On her skin, still legible after 2,500 years, ran intricate designs picked out in dark blue. The most famous covers her shoulder: a fantastical creature with the beak of a griffin, the head of a deer, and great antlers whose tips blossom into flowers. Other designs flowed down toward her hand. They are among the most complex and beautiful tattoos ever found on a body from such a remote age — not crude marks, but flowing, deliberate art, carried on living skin into the afterlife.
**She wore her art beneath her skin, and the ice kept it for twenty-five centuries — a gallery of meaning we can still see but no longer fully read.**
What the tattoos meant, we cannot say for certain. Among steppe peoples, such markings may have signalled identity, status, or spiritual belief. To look at them now is to feel the distance of the centuries and, at the same time, an unsettling closeness — the recognition of another human being who chose to adorn herself, and was remembered for it.
What her body quietly revealed
In the decades since her discovery, the Ice Maiden has been studied with great gentleness by researchers in Novosibirsk. In 2014, scientists conducted an MRI scan, and her body told them something deeply human.
The imaging suggested that she had been seriously ill. Researchers reported evidence consistent with breast cancer, alongside signs of a bone infection she may have carried since childhood or adolescence. In other words, this young woman had likely lived for years with pain and declining health before she died.
That finding cast new light on one of the objects buried with her: a small container of cannabis. Some researchers have suggested, cautiously, that she may have used it to ease her suffering — a possible glimpse of ancient medicine, and of a community caring for someone who was unwell. We should hold this gently, as a careful interpretation rather than a certainty. But it transforms her from a frozen curiosity into something far more affecting: a real person who hurt, and who was looked after.
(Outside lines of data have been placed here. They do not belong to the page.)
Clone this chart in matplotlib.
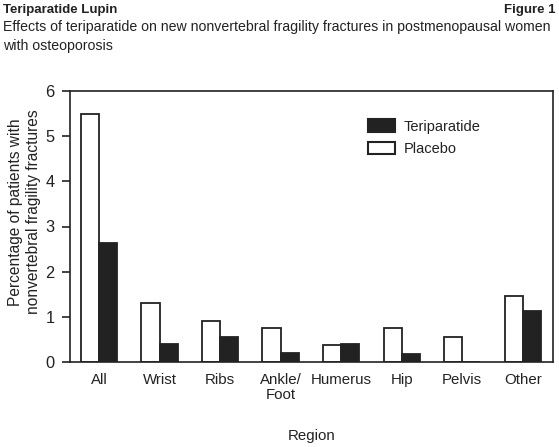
import numpy as np
import matplotlib
matplotlib.use("Agg")
import matplotlib.pyplot as plt
from matplotlib.patches import Patch

plt.rcParams["font.family"] = ["Liberation Sans", "DejaVu Sans"]

regions = ["All", "Wrist", "Ribs", "Ankle/\nFoot", "Humerus", "Hip", "Pelvis", "Other"]
placebo = [5.5, 1.30, 0.91, 0.75, 0.375, 0.75, 0.55, 1.46]
teriparatide = [2.63, 0.40, 0.56, 0.20, 0.39, 0.18, 0.0, 1.13]
yticks = [0, 1, 2, 3, 4, 5, 6]

ink = "#222222"
x = np.arange(len(regions))
w = 0.3
fs = 10.8

fig = plt.figure(figsize=(5.59, 4.47), dpi=100)
ax = fig.add_axes([70 / 559, 85 / 447, 483 / 559, 271 / 447])

ax.bar(x - w / 2, placebo, w, color="white", edgecolor=ink, linewidth=1.3)
ax.bar(x + w / 2, teriparatide, w, color=ink, edgecolor=ink, linewidth=1.3)

ax.set_xlim(-0.48, 7.5)
ax.set_ylim(0, 6)
ax.set_yticks(yticks)
ax.set_xticks(x)
ax.set_xticklabels(regions, fontsize=fs, color=ink, va="top", linespacing=1.1)
ax.tick_params(axis="x", length=0, pad=8)
ax.tick_params(axis="y", direction="out", length=6, width=1.2, color=ink,
               labelsize=fs + 1, labelcolor=ink, pad=5)
for s in ax.spines.values():
    s.set_color(ink)
    s.set_linewidth(1.2)

ax.set_ylabel("Percentage of patients with\nnonvertebral fragility fractures",
              fontsize=fs + 0.4, color=ink, labelpad=3, linespacing=1.3,
              y=0.553)
ax.set_xlabel("Region", fontsize=fs, color=ink, labelpad=19)

handles = [Patch(facecolor=ink, edgecolor=ink, linewidth=1.5),
           Patch(facecolor="white", edgecolor=ink, linewidth=1.5)]
ax.legend(handles, ["Teriparatide", "Placebo"], loc="upper left",
          bbox_to_anchor=(0.617, 0.895), frameon=False, fontsize=10.5,
          borderpad=0, borderaxespad=0,
          handlelength=1.85, handleheight=0.9, handletextpad=0.6,
          labelspacing=0.6, labelcolor=ink)

fig.text(0.006, 0.992, "Teriparatide Lupin", fontsize=9.5, fontweight="bold",
         color=ink, va="top", ha="left")
fig.text(0.994, 0.992, "Figure 1", fontsize=9.5, fontweight="bold",
         color=ink, va="top", ha="right")
fig.text(0.006, 0.955, "Effects of teriparatide on new nonvertebral fragility "
         "fractures in postmenopausal women\nwith osteoporosis", fontsize=10.2,
         color=ink, va="top", ha="left", linespacing=1.4)

fig.savefig("out.png", dpi=100)
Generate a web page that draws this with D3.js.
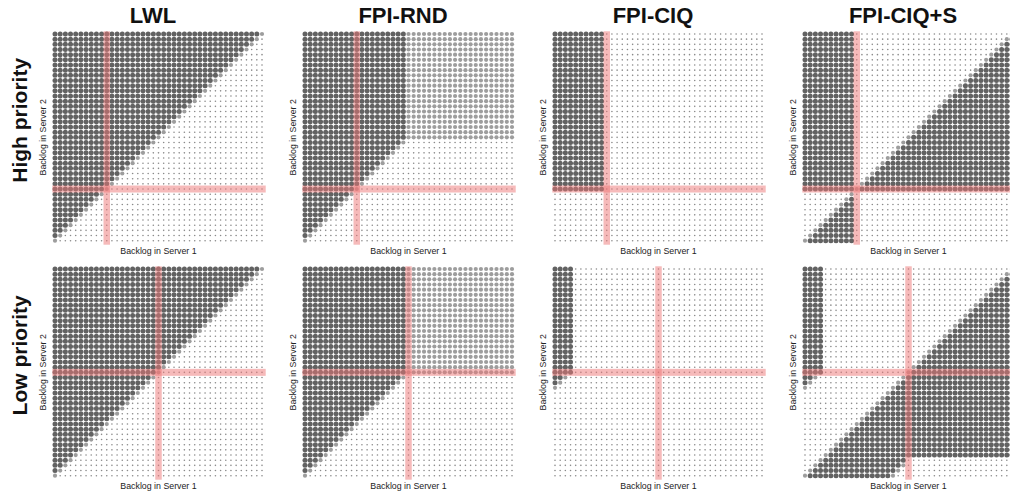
<!DOCTYPE html>
<html>
<head>
<meta charset="utf-8">
<script src="https://cdn.jsdelivr.net/npm/d3@7"></script>
<style>
body{margin:0;background:#fff;}
svg{display:block;}
</style>
</head>
<body>
<div class="policyMaps"></div>
<script>
var policies = ["LWL","FPI-RND","FPI-CIQ","FPI-CIQ+S"];
var priorities = ["High priority","Low priority"];
var thresholds = [10,20];           // red threshold per priority row
var backlogs = d3.range(0,41);      // backlog levels 0..40 on both axes
var xTitle = "Backlog in Server 1";
var yTitle = "Backlog in Server 2";

// region rules: [value, x1min, x1max, x2min, x2max, dmin, dmax], d = x1 - x2
// first match wins, anything else is 0 (tiny dot). value 1 = dark dot, 0.5 = light dot
var lwlHigh = [[0.5,0,40,0,40,0,0],[1,0,40,0,40,-40,-1]];
var lwlLow  = [[0.5,0,40,0,40,0,0],[1,0,40,0,40,-40,-1]];
var rndHigh = [[0.5,20,40,20,40,-40,40],[0.5,0,40,0,40,0,0],[1,0,19,0,40,-40,-1]];
var rndLow  = [[0.5,20,40,20,40,-40,40],[0.5,0,40,0,40,0,0],[1,0,19,0,40,-40,-1]];
var ciqHigh = [[1,0,9,10,40,-40,40]];
var ciqLow  = [[1,0,3,20,40,-40,40],[1,0,40,0,19,-40,-18],[0.5,0,40,0,19,-17,-17]];
var ciqsHigh = [[0.5,10,10,10,10,0,0],[1,0,40,10,10,-40,40],[1,0,9,11,40,-40,40],
	[0.5,11,40,11,40,0,0],[1,11,40,11,40,1,40],[0.5,0,9,0,9,0,0],[1,0,9,0,9,1,40]];
var ciqsLow = [[1,0,3,20,40,-40,40],[1,0,40,0,19,-40,-18],[0.5,0,40,0,19,-17,-17],
	[0.5,0,40,0,40,0,0],[1,20,40,4,40,1,40],[1,0,19,0,40,1,16],[0.5,0,19,0,40,17,17]];

var panelRules = [
	[lwlHigh, rndHigh, ciqHigh, ciqsHigh],
	[lwlLow, rndLow, ciqLow, ciqsLow]
];

function cellValue(rules, x1, x2){
	var d = x1 - x2;
	for(var i=0;i<rules.length;i++){
		var r = rules[i];
		if(x1>=r[1] && x1<=r[2] && x2>=r[3] && x2<=r[4] && d>=r[5] && d<=r[6]) return r[0];
	}
	return 0;
}

function policyMaps(){
	var width = 1010, height = 496;
	var svg = d3.select(".policyMaps").append("svg").attr("width",width).attr("height",height)
	svg.append("rect").attr("width",width).attr("height",height).attr("fill","#fff")

	var radius = d3.scaleOrdinal().domain([0,0.5,1]).range([0.8,2.1,2.5])
	var color = d3.scaleOrdinal().domain([0,0.5,1]).range(["#8a8a8a","#9d9d9d","#626262"])
	var cells = d3.cross(backlogs, backlogs)

	var colStart = d3.scaleLinear().domain([0,1]).range([55,305])
	var rowTop = d3.scaleLinear().domain([0,1]).range([34,269])
	var panelW = 207, panelH = 206.7;

	policies.forEach(function(p,i){
		svg.append("text").text(p)
		.attr("x",colStart(i)+panelW/2-5.5)
		.attr("y",23)
		.attr("text-anchor","middle")
		.style("font-family","'Liberation Sans', Arial, sans-serif")
		.style("font-weight","bold")
		.style("font-size","22px")
		.attr("fill","#111")
	})

	priorities.forEach(function(pr,j){
		svg.append("text").text(pr)
		.attr("transform","translate(26.5,"+(rowTop(j)+panelH/2-17)+") rotate(-90)")
		.attr("text-anchor","middle")
		.style("font-family","'Liberation Sans', Arial, sans-serif")
		.style("font-weight","bold")
		.style("font-size","21px")
		.attr("fill","#111")

		policies.forEach(function(p,i){
			var x = d3.scaleLinear().domain([0,40]).range([colStart(i),colStart(i)+panelW])
			var y = d3.scaleLinear().domain([0,40]).range([rowTop(j)+panelH,rowTop(j)])
			var rules = panelRules[j][i]
			var g = svg.append("g").attr("class","panel")

			g.selectAll("circle").data(cells).enter().append("circle")
			.attr("cx",function(d){return x(d[0])})
			.attr("cy",function(d){return y(d[1])})
			.attr("r",function(d){return radius(cellValue(rules,d[0],d[1]))})
			.attr("fill",function(d){return color(cellValue(rules,d[0],d[1]))})

			var t = thresholds[j];
			g.append("rect")
			.attr("x",x(t)-3.25).attr("y",y(40)-2.7)
			.attr("width",6.5).attr("height",y(0)-y(40)+6.7)
			.attr("fill","#ee7676").attr("opacity",0.5)
			g.append("rect")
			.attr("x",x(0)-2.7).attr("y",y(t)-3.5)
			.attr("width",x(40)-x(0)+6.4).attr("height",7)
			.attr("fill","#ee7676").attr("opacity",0.5)

			g.append("text").text(xTitle)
			.attr("x",(x(0)+x(40))/2)
			.attr("y",y(0)+13.5)
			.attr("text-anchor","middle")
			.style("font-family","'Liberation Sans', Arial, sans-serif")
			.style("font-size","8.8px")
			.attr("fill","#222")

			g.append("text").text(yTitle)
			.attr("transform","translate("+(x(0)-9.5)+","+((y(0)+y(40))/2)+") rotate(-90)")
			.attr("text-anchor","middle")
			.style("font-family","'Liberation Sans', Arial, sans-serif")
			.style("font-size","8.8px")
			.attr("fill","#222")
		})
	})
}
policyMaps()
</script>
</body>
</html>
A rest that is still contested
The Ice Maiden’s story did not end in the laboratory. For the Indigenous people of the Altai, she is not a specimen but an ancestor — a sacred figure some call the White Lady, a guardian of their land. Many in the region were deeply troubled that her body had been removed at all, and a series of natural disasters in the years that followed were, for some, linked in feeling to that disturbance. Out of respect, these beliefs deserve to be named plainly: to the communities who hold them, her removal was a wound, not a triumph.
There have been formal efforts to have her returned to the earth. A court in Gorno-Altaisk considered and ultimately rejected a demand for her reburial, and she now rests in a specially designed chamber at the National Museum of the Altai Republic, kept in carefully controlled conditions and shown with a measure of solemnity. The debate over where she truly belongs — in a museum, or back in the ground that held her for so long — has no easy answer. It sits at the difficult meeting point of science, heritage, and the dignity owed to the dead.
Why she stays with us
There is a reason the Siberian Ice Maiden moves people far beyond the world of archaeology. She is not a treasure or a trophy. She is a young woman, ill and far from us in time, who was dressed in silk, marked with art, and sent on her way with horses and care by people who loved or honoured her. The ice simply refused to let her be forgotten.
To meet her is to feel, very directly, the thread that runs between us and the deep past — the realisation that grief, beauty, illness and tenderness are not modern inventions but ancient and shared. She reminds us that the people of the steppe were not myths or statistics, but individuals, each with a body and a story.